Mystery Oak Disease pg.2

The disease is getting researchers’ attention across the USA, particularly where other varieties of Phytophthora infect native plants. “It’s certainly something that’s not being ignored just because we’re on the right coast,” says Don Ham, professor of forest resources at Clemson University in South Carolina. “Our oak species can be susceptible, and we want to be prepared.”

A federal quarantine ordered this month bans shipping soil and plants from more than a dozen host species outside 10 infected counties from Monterey to Mendocino and one Oregon county, Curry, that has a small infestation. Canada has gone further, prohibiting imports of soil and host plants — those infected by the pathogen — from anywhere in California. The state’s $3 billion nursery industry complains that’s overkill because the disease hasn’t been found in most of the state, including Southern California.

But in Northern California, particularly hard-hit Marin, Santa Cruz, Sonoma and Monterey counties, it has spread unchecked. Sudden Oak Death — it got its name before many non-oak hosts were identified — first caused alarm on the slopes of Mount Tamalpais in Marin County north of San Francisco. From a distance, dead and dying oaks look like random clumps of yellow and gray on the forested mountainside.
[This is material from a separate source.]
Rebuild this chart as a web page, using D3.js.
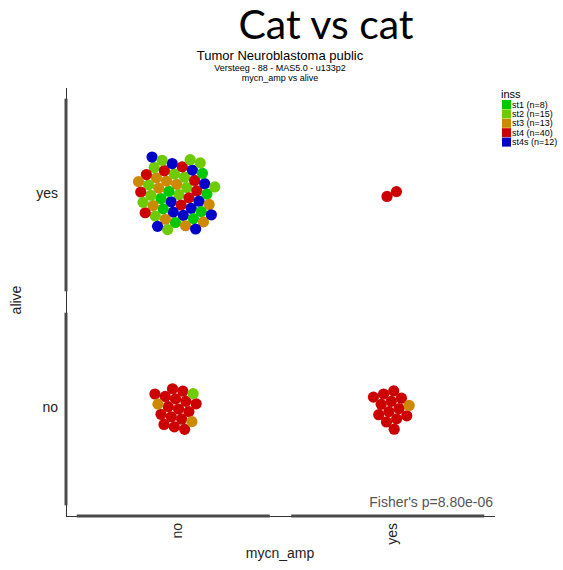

An evergreen hardwood species that lives up to 250 years, live oaks are indigenous to 10 million acres of the Pacific coast, prized flora that add value and aesthetic charm to property. They generally grow 20 to 40 feet tall at elevations between 3,000 and 5,000 feet. Though they are commercially worthless except as firewood because of their gnarled, crooked trunks and branches, those same features create beauty and endless variation on the coastal terrain.

Homeowners are appalled watching their precious oaks die by the thousands. Once they notice the spiky roundish leaves turning yellow, the rust-colored spots on the bark and a sticky black ooze bleeding from the trunk, it’s too late — the tree’s a goner.